§ Stated problem
Working from the top of the listing below, retype each line through the line containing "plt.rcParams['font.family'] = ['Liberation", both included, with no pictures.
============================================================
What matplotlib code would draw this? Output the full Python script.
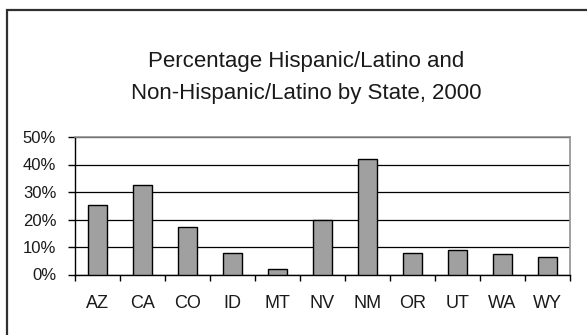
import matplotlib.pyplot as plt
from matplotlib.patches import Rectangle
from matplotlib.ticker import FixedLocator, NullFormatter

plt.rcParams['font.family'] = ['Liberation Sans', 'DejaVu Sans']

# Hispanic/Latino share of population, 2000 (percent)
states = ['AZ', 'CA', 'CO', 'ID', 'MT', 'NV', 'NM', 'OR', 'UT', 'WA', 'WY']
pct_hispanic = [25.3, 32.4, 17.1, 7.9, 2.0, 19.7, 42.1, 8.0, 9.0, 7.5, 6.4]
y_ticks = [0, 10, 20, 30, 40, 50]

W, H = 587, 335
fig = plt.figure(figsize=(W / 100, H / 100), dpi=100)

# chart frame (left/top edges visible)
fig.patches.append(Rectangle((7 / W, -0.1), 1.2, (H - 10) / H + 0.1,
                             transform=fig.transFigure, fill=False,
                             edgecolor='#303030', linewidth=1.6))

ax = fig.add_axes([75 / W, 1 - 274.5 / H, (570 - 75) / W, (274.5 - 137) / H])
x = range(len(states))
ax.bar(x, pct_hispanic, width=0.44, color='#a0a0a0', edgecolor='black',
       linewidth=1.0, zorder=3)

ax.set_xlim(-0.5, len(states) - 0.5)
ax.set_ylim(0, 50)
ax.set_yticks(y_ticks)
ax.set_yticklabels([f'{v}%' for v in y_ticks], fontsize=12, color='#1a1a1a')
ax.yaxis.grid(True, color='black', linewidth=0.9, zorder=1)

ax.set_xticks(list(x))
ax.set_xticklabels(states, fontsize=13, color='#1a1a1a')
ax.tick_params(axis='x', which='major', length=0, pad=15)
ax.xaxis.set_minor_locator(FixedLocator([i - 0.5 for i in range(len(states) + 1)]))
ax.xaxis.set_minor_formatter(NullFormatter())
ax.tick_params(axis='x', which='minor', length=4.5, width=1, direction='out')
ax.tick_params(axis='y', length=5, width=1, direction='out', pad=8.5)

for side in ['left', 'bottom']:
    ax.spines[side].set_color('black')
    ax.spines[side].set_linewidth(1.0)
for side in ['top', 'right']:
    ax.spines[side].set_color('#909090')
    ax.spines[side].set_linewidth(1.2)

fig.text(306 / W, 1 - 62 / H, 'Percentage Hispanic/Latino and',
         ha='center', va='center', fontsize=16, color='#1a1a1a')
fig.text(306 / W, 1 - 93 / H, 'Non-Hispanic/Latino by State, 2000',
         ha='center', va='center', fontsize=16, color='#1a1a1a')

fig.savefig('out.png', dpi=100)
============================================================
§ Problem solution
What matplotlib code would draw this? Output the full Python script.
import matplotlib.pyplot as plt
from matplotlib.patches import Rectangle
from matplotlib.ticker import FixedLocator, NullFormatter

plt.rcParams['font.family'] = ['Liberation Sans', 'DejaVu Sans']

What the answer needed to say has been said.